Both the purchase link and the phone ordering do not presently work (even if they appear to work), so please do not place an order at this time. I will try to get everything up and running by August 1. If you have placed an order, the transaction will be voided, and you will get an email confirming this. Thank you for your continued patience.

Now to other things:

I've been in good spirits lately; I'm just as happy as can be. What a change! In my suicidal days, I would never have believed that any sort of life this good could have been possible for me. I wish I would have met someone with my illness back then who could have believably told me that life does get better. Of course some people were telling me that it would get better, but I thought they were trying to give me false hopes.

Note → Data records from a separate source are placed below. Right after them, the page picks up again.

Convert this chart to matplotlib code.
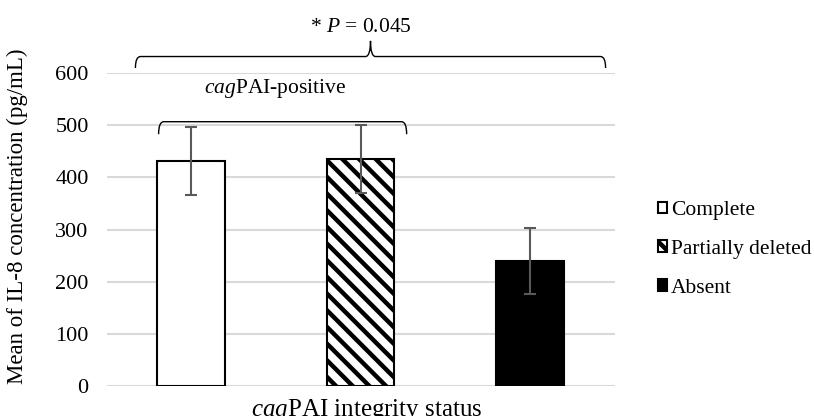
import matplotlib.pyplot as plt
from matplotlib.path import Path
from matplotlib.patches import PathPatch
import numpy as np

plt.rcParams['font.family'] = ['Liberation Serif', 'DejaVu Serif']
plt.rcParams['mathtext.fontset'] = 'custom'
plt.rcParams['mathtext.rm'] = 'Liberation Serif'
plt.rcParams['mathtext.it'] = 'Liberation Serif:italic'
plt.rcParams['hatch.linewidth'] = 3.2

# data
categories = ["Complete", "Partially deleted", "Absent"]
means = [432, 435, 240]
errors = [65, 65, 64]
faces = ["white", "white", "black"]
hatches = [None, "\\\\", None]
yticks = [0, 100, 200, 300, 400, 500, 600]

fig = plt.figure(figsize=(8.14, 4.16), dpi=100)
ax = fig.add_axes([0.131, 0.072, 0.624, 0.752])

x = np.arange(len(categories))
for i in range(len(categories)):
    ax.bar(x[i], means[i], width=0.4, color=faces[i], edgecolor="black",
           linewidth=1.5, hatch=hatches[i], zorder=3, label=categories[i])
ax.errorbar(x, means, yerr=errors, fmt="none", ecolor="#595959",
            elinewidth=1.5, capsize=4, capthick=1.5, zorder=4)

ax.set_xlim(-0.5, 2.5)
ax.set_ylim(0, 600)
ax.set_yticks(yticks)
ax.set_xticks([])
ax.tick_params(axis="y", length=0, labelsize=16, pad=13)
ax.yaxis.grid(True, color="#d9d9d9", linewidth=1.5, zorder=0)
for s in ax.spines.values():
    s.set_visible(False)
ax.set_ylabel("Mean of IL-8 concentration (pg/mL)", fontsize=16.5)
ax.yaxis.set_label_coords(-0.155, 0.543)
ax.set_xlabel(r"$\mathit{cag}$PAI integrity status", fontsize=18)
ax.xaxis.set_label_coords(0.512, -0.036)


def brace(x0, x1, y, h, peak=0.0):
    # bracket with curled ends, optional centre point
    c = 0.03
    xm = (x0 + x1) / 2
    verts = [(x0, y - h), (x0, y), (x0 + c, y)]
    codes = [Path.MOVETO, Path.CURVE3, Path.CURVE3]
    if peak:
        verts += [(xm - c, y), (xm, y), (xm, y + peak),
                  (xm, y), (xm + c, y)]
        codes += [Path.LINETO, Path.CURVE3, Path.CURVE3,
                  Path.CURVE3, Path.CURVE3]
    verts += [(x1 - c, y), (x1, y), (x1, y - h)]
    codes += [Path.LINETO, Path.CURVE3, Path.CURVE3]
    p = PathPatch(Path(verts, codes), fill=False, edgecolor="black",
                  linewidth=1.0, clip_on=False, zorder=5)
    ax.add_patch(p)


brace(-0.33, 2.447, 632, 22, peak=30)
brace(-0.193, 1.272, 507, 24)

ax.text(1.0, 688, r"* $\mathit{P}$ = 0.045", ha="center", va="center",
        fontsize=15.5, clip_on=False)
ax.text(0.494, 571, r"$\mathit{cag}$PAI-positive", ha="center", va="center",
        fontsize=15.5, clip_on=False)

ax.legend(loc="center left", bbox_to_anchor=(1.085, 0.437), frameon=False,
          fontsize=15.5, handlelength=0.45, handleheight=0.45, handletextpad=0.15,
          labelspacing=0.92, borderaxespad=0, borderpad=0)

fig.savefig("out.png", dpi=100)
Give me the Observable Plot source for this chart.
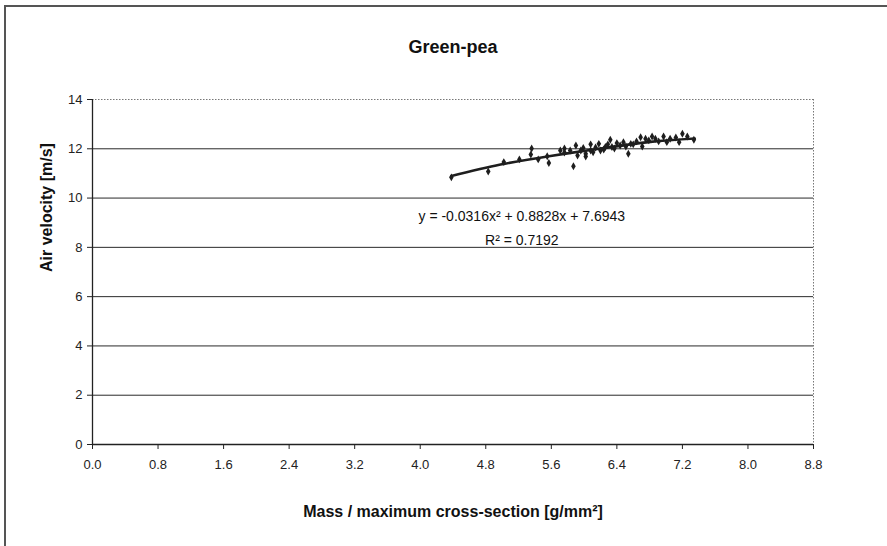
<!DOCTYPE html>
<html>
<head>
<meta charset="utf-8">
<script src="https://cdn.jsdelivr.net/npm/d3@7"></script>
<script src="https://cdn.jsdelivr.net/npm/@observablehq/plot@0.6"></script>
<style>
  html, body { margin: 0; padding: 0; background: #fff; overflow: hidden; }
  #wrap { position: relative; width: 887px; height: 546px; }
  #border { position: absolute; left: 4px; top: 5px; width: 1000px; height: 1000px;
            border-left: 2px solid #555; border-top: 2px solid #555; pointer-events: none; }
  svg { display: block; }
</style>
</head>
<body>
<div id="wrap"><div id="border"></div></div>
<script>
// Measured data (mass / max cross-section [g/mm²], air velocity [m/s])
const massValues = [4.38, 4.83, 5.02, 5.21, 5.36, 5.35, 5.44, 5.55, 5.57, 5.76, 5.76, 5.87, 5.90, 5.92, 5.99,
  6.02, 6.02, 6.08, 6.11, 6.18, 6.20, 6.26, 6.32, 6.34, 6.40, 6.44, 6.48, 6.54, 6.57, 6.60, 6.69, 6.71,
  6.75, 6.79, 6.83, 6.87, 6.97, 7.01, 7.05, 7.16, 7.20, 7.26, 7.34,
  6.14, 6.24, 6.29, 6.08, 6.37, 5.71, 5.83, 5.96, 6.51, 6.64, 6.91, 7.12];
const velocityValues = [10.84, 11.08, 11.46, 11.57, 12.01, 11.77, 11.57, 11.70, 11.42, 12.01, 11.85, 11.29, 12.13, 11.73, 12.03,
  11.69, 11.80, 12.18, 11.86, 12.20, 11.93, 12.07, 12.37, 12.07, 12.23, 12.13, 12.27, 11.80, 12.20, 12.18, 12.47, 12.09,
  12.41, 12.34, 12.50, 12.41, 12.50, 12.27, 12.41, 12.27, 12.61, 12.50, 12.37,
  12.05, 11.97, 12.18, 11.93, 12.01, 11.93, 11.93, 11.93, 12.09, 12.30, 12.30, 12.46];

// Trend line
const trendMass = [4.38, 4.98, 5.59, 6.20, 6.81, 7.35];
const trendVelocity = [10.90, 11.36, 11.71, 12.01, 12.28, 12.42];

const xTicks = [0, 0.8, 1.6, 2.4, 3.2, 4.0, 4.8, 5.6, 6.4, 7.2, 8.0, 8.8];
const yTicks = [0, 2, 4, 6, 8, 10, 12, 14];
const yGrid = [2, 4, 6, 8, 10, 12];

const titleText = "Green-pea";
const xLabel = "Mass / maximum cross-section [g/mm²]";
const yLabel = "Air velocity [m/s]";
const equationLines = ["y = -0.0316x² + 0.8828x + 7.6943", "R² = 0.7192"];
const equationAnchorX = 5.24;
const equationAnchorY = [9.25, 8.28];

const points = massValues.map((m, i) => ({x: m, y: velocityValues[i]}));
const trend = trendMass.map((m, i) => ({x: m, y: trendVelocity[i]}));
const eq = equationLines.map((t, i) => ({t, x: equationAnchorX, y: equationAnchorY[i]}));

const chart = Plot.plot({
  width: 887,
  height: 546,
  marginLeft: 92,
  marginRight: 74,
  marginTop: 99,
  marginBottom: 102,
  style: {fontFamily: "'Liberation Sans', Arial, sans-serif", fontSize: "13px", color: "#222", background: "transparent"},
  x: {domain: [0, 8.8]},
  y: {domain: [0, 14]},
  marks: [
    Plot.ruleY(yGrid, {stroke: "#2a2a2a", strokeWidth: 1}),
    Plot.ruleY([14], {stroke: "#777", strokeDasharray: "1.5,1.5"}),
    Plot.ruleX([8.8], {stroke: "#777", strokeDasharray: "1.5,1.5"}),
    Plot.ruleY([0], {stroke: "#222", strokeWidth: 1.3}),
    Plot.ruleX([0], {stroke: "#222", strokeWidth: 1.3}),
    Plot.axisX({ticks: xTicks, tickFormat: d => d.toFixed(1), tickSize: 5, tickPadding: 10, label: null, fontSize: 13}),
    Plot.axisY({ticks: yTicks, tickSize: 5, tickPadding: 5, label: null, fontSize: 13}),
    Plot.line(trend, {x: "x", y: "y", curve: "natural", stroke: "#1e1e1e", strokeWidth: 2.6}),
    Plot.dot(points, {x: "x", y: "y", symbol: "diamond", r: 2.4, fill: "#1e1e1e", stroke: "none"}),
    Plot.text(eq, {x: "x", y: "y", text: "t", fontSize: 14, fill: "#111"}),
    Plot.text([titleText], {frameAnchor: "top", dy: -59, fontSize: 18, fontWeight: "bold", fill: "#111"}),
    Plot.text([xLabel], {frameAnchor: "bottom", dy: 72, fontSize: 16, fontWeight: "bold", fill: "#111"}),
    Plot.text([yLabel], {frameAnchor: "left", dx: -46, rotate: -90, fontSize: 16, fontWeight: "bold", fill: "#111"})
  ]
});
document.getElementById("wrap").appendChild(chart);
</script>
</body>
</html>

I remember talking to my brother while riding in the car to a pizza place a few years ago. I was explaining to him the uncertainty I felt about the future of my life and how people were trying to give me false hopes. He said something to the effect that there is no such thing as a false hope; there is just hope. I found that very interesting, and while I'm too tired right now (only three hours of sleep) to completely delve into the philosophical underpinnings of hope (and false hopes), I find that his statement is likely correct.

In the last podcast I talked about Alan, a man I met about a year and a half ago. I have felt so many emotions because of him. I feel so very sorry for him, but I just realized that I'm quite upset with him too—a little angered. I never knew him well, so it isn't that I miss him, but rather he has caused me great stress; for a long time I was always wondering what I could have done to save his life, and I have felt bad that I wasn't successful in helping him. So, my message to the other side of the grave would be this:

Alan, sorry I wasn't able to help you. I don't like the stress you've put me through, but I forgive you. May God have mercy on your soul.